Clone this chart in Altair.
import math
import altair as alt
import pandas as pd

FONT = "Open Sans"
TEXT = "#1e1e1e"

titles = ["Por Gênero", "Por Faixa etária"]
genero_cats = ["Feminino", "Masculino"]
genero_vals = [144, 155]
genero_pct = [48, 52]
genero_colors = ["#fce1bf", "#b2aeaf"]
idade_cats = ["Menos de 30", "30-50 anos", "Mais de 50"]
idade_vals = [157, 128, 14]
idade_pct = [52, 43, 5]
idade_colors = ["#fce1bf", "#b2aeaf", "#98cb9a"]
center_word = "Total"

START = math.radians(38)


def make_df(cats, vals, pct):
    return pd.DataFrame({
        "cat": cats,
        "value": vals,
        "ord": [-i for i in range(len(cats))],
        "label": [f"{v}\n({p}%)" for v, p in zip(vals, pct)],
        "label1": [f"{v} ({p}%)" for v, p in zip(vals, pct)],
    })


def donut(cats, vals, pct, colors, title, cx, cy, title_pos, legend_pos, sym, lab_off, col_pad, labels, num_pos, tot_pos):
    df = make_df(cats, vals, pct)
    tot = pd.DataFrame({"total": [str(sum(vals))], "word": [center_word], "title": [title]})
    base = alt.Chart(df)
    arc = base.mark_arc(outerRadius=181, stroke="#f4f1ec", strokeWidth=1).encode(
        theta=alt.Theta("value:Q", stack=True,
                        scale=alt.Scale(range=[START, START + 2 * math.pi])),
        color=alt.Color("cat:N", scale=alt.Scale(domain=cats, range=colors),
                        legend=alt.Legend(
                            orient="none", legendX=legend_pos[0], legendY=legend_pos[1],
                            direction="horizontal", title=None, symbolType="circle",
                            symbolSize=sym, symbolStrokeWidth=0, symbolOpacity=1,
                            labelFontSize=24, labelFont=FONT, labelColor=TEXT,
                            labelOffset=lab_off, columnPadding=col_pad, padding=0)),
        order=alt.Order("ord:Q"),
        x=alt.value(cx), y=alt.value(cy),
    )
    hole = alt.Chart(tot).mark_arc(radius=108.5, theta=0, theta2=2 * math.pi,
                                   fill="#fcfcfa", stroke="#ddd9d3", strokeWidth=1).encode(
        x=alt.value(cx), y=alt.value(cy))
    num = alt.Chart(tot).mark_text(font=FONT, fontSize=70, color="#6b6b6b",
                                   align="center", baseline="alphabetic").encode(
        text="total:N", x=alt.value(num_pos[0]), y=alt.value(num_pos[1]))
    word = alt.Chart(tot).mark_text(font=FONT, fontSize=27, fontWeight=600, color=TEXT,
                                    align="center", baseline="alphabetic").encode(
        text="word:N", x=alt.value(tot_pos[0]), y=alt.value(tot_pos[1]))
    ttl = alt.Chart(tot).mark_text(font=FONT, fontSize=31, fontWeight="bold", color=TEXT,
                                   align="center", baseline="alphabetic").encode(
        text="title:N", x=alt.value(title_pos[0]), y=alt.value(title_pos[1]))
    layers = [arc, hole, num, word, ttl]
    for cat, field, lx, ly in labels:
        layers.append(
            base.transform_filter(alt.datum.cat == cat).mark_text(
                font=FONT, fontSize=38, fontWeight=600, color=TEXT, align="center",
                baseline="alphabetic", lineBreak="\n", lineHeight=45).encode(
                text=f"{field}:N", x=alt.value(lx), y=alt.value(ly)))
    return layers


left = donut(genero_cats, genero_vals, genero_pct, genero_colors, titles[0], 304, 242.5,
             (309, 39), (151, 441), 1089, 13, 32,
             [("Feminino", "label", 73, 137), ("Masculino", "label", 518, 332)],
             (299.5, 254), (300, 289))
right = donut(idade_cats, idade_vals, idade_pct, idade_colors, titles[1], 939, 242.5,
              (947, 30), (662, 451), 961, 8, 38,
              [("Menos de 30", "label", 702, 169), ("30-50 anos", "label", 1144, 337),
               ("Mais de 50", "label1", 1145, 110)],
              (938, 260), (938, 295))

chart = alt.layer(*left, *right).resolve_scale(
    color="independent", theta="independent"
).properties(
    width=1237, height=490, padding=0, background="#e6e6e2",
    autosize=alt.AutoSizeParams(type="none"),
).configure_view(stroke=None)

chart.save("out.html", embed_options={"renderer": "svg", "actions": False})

________

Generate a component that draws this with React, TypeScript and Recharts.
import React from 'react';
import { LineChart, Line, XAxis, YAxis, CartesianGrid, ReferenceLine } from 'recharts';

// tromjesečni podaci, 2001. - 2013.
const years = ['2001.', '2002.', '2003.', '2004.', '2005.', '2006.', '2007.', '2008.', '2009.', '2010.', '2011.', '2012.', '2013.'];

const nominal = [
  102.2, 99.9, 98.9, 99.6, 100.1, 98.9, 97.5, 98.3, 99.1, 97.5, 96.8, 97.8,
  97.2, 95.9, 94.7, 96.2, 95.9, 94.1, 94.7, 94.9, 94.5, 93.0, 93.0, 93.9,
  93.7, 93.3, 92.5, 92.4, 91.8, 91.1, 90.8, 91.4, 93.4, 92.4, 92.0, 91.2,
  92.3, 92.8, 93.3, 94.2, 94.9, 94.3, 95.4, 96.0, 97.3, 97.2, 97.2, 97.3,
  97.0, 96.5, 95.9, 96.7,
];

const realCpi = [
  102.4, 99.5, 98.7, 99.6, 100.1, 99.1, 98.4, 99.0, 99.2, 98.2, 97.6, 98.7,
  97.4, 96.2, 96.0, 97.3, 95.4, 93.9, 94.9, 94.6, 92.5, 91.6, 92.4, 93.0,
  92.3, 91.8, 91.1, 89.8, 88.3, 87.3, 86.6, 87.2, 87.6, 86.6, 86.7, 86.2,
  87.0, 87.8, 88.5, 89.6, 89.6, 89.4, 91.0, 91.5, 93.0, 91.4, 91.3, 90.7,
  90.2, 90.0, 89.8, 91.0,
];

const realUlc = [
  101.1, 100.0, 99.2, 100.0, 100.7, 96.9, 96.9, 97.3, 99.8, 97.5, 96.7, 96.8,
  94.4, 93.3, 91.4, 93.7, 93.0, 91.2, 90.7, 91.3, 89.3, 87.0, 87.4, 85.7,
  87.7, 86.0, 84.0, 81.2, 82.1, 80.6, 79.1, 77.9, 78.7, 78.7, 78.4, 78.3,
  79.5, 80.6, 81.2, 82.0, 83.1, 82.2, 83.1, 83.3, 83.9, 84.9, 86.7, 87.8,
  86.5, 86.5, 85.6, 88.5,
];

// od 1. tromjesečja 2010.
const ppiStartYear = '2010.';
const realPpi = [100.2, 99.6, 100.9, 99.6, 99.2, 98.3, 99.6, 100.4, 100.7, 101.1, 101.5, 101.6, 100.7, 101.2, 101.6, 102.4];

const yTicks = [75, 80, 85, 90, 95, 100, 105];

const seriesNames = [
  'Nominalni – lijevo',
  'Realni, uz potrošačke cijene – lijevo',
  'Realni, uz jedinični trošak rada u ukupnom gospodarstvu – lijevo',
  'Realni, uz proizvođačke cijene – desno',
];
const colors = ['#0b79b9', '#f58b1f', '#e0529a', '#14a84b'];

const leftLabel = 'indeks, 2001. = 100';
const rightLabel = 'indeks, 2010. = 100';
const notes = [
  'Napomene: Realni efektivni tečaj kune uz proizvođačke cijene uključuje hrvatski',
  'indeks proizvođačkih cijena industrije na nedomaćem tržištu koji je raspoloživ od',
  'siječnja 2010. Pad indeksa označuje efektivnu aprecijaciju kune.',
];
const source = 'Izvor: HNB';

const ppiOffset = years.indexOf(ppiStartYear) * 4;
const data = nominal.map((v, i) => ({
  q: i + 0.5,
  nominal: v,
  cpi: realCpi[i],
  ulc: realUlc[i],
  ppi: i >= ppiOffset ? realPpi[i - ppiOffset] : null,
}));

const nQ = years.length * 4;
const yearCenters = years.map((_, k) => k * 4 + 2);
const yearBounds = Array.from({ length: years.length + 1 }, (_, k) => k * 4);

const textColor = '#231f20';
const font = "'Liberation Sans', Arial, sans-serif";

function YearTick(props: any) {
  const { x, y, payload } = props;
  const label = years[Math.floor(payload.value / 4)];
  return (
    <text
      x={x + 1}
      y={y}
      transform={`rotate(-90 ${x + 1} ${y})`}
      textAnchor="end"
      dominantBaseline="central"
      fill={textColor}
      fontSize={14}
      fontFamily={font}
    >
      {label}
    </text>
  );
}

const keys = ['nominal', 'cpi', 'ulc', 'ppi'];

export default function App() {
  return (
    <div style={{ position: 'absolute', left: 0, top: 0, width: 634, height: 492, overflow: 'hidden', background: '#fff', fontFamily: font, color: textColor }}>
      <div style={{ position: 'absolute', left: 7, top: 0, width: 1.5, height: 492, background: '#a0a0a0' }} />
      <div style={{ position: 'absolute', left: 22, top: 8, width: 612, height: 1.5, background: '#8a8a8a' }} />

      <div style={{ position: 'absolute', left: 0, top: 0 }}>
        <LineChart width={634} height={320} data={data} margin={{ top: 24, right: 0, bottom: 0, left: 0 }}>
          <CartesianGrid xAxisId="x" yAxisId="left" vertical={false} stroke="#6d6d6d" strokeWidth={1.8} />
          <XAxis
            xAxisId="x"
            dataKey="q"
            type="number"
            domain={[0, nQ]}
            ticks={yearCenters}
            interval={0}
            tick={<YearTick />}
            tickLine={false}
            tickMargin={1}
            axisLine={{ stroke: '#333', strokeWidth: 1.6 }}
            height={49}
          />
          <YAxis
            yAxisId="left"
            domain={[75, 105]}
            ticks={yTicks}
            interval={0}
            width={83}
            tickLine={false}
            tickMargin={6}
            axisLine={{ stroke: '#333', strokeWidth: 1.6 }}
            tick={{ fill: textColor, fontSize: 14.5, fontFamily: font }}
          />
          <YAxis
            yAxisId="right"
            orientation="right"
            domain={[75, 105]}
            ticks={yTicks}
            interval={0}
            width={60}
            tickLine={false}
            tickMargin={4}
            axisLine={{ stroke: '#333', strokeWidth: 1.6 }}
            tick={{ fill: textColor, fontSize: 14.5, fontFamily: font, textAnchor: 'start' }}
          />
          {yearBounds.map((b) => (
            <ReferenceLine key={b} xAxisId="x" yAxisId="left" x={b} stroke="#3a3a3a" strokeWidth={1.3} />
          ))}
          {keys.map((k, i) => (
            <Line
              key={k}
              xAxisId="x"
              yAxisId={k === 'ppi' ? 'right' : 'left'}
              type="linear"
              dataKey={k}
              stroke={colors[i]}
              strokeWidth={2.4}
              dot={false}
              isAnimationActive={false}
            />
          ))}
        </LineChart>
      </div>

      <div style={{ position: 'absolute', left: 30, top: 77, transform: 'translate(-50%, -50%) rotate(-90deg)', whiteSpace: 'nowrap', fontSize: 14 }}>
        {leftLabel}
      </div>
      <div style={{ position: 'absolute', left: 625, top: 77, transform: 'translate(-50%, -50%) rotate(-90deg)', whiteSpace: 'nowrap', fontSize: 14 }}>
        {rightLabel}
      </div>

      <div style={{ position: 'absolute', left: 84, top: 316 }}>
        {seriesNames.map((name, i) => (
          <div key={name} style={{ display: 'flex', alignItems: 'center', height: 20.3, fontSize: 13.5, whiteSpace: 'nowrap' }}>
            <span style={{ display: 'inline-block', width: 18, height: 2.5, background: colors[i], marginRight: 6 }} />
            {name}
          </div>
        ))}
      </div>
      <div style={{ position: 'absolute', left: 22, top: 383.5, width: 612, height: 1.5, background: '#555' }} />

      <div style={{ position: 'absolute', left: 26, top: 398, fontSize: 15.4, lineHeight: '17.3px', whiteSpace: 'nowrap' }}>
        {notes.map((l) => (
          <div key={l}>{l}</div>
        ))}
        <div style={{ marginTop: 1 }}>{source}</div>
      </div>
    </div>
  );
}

________

__Direction__
From the listing above, output exactly the run of lines that starts with the line containing "Generate a component" and ends with the line containing "const colors = ['#0b79b9', '#f58b1f', '#e0529a', '#14a84b'];".

__Complete answer__
Generate a component that draws this with React, TypeScript and Recharts.
import React from 'react';
import { LineChart, Line, XAxis, YAxis, CartesianGrid, ReferenceLine } from 'recharts';

// tromjesečni podaci, 2001. - 2013.
const years = ['2001.', '2002.', '2003.', '2004.', '2005.', '2006.', '2007.', '2008.', '2009.', '2010.', '2011.', '2012.', '2013.'];

const nominal = [
  102.2, 99.9, 98.9, 99.6, 100.1, 98.9, 97.5, 98.3, 99.1, 97.5, 96.8, 97.8,
  97.2, 95.9, 94.7, 96.2, 95.9, 94.1, 94.7, 94.9, 94.5, 93.0, 93.0, 93.9,
  93.7, 93.3, 92.5, 92.4, 91.8, 91.1, 90.8, 91.4, 93.4, 92.4, 92.0, 91.2,
  92.3, 92.8, 93.3, 94.2, 94.9, 94.3, 95.4, 96.0, 97.3, 97.2, 97.2, 97.3,
  97.0, 96.5, 95.9, 96.7,
];

const realCpi = [
  102.4, 99.5, 98.7, 99.6, 100.1, 99.1, 98.4, 99.0, 99.2, 98.2, 97.6, 98.7,
  97.4, 96.2, 96.0, 97.3, 95.4, 93.9, 94.9, 94.6, 92.5, 91.6, 92.4, 93.0,
  92.3, 91.8, 91.1, 89.8, 88.3, 87.3, 86.6, 87.2, 87.6, 86.6, 86.7, 86.2,
  87.0, 87.8, 88.5, 89.6, 89.6, 89.4, 91.0, 91.5, 93.0, 91.4, 91.3, 90.7,
  90.2, 90.0, 89.8, 91.0,
];

const realUlc = [
  101.1, 100.0, 99.2, 100.0, 100.7, 96.9, 96.9, 97.3, 99.8, 97.5, 96.7, 96.8,
  94.4, 93.3, 91.4, 93.7, 93.0, 91.2, 90.7, 91.3, 89.3, 87.0, 87.4, 85.7,
  87.7, 86.0, 84.0, 81.2, 82.1, 80.6, 79.1, 77.9, 78.7, 78.7, 78.4, 78.3,
  79.5, 80.6, 81.2, 82.0, 83.1, 82.2, 83.1, 83.3, 83.9, 84.9, 86.7, 87.8,
  86.5, 86.5, 85.6, 88.5,
];

// od 1. tromjesečja 2010.
const ppiStartYear = '2010.';
const realPpi = [100.2, 99.6, 100.9, 99.6, 99.2, 98.3, 99.6, 100.4, 100.7, 101.1, 101.5, 101.6, 100.7, 101.2, 101.6, 102.4];

const yTicks = [75, 80, 85, 90, 95, 100, 105];

const seriesNames = [
  'Nominalni – lijevo',
  'Realni, uz potrošačke cijene – lijevo',
  'Realni, uz jedinični trošak rada u ukupnom gospodarstvu – lijevo',
  'Realni, uz proizvođačke cijene – desno',
];
const colors = ['#0b79b9', '#f58b1f', '#e0529a', '#14a84b'];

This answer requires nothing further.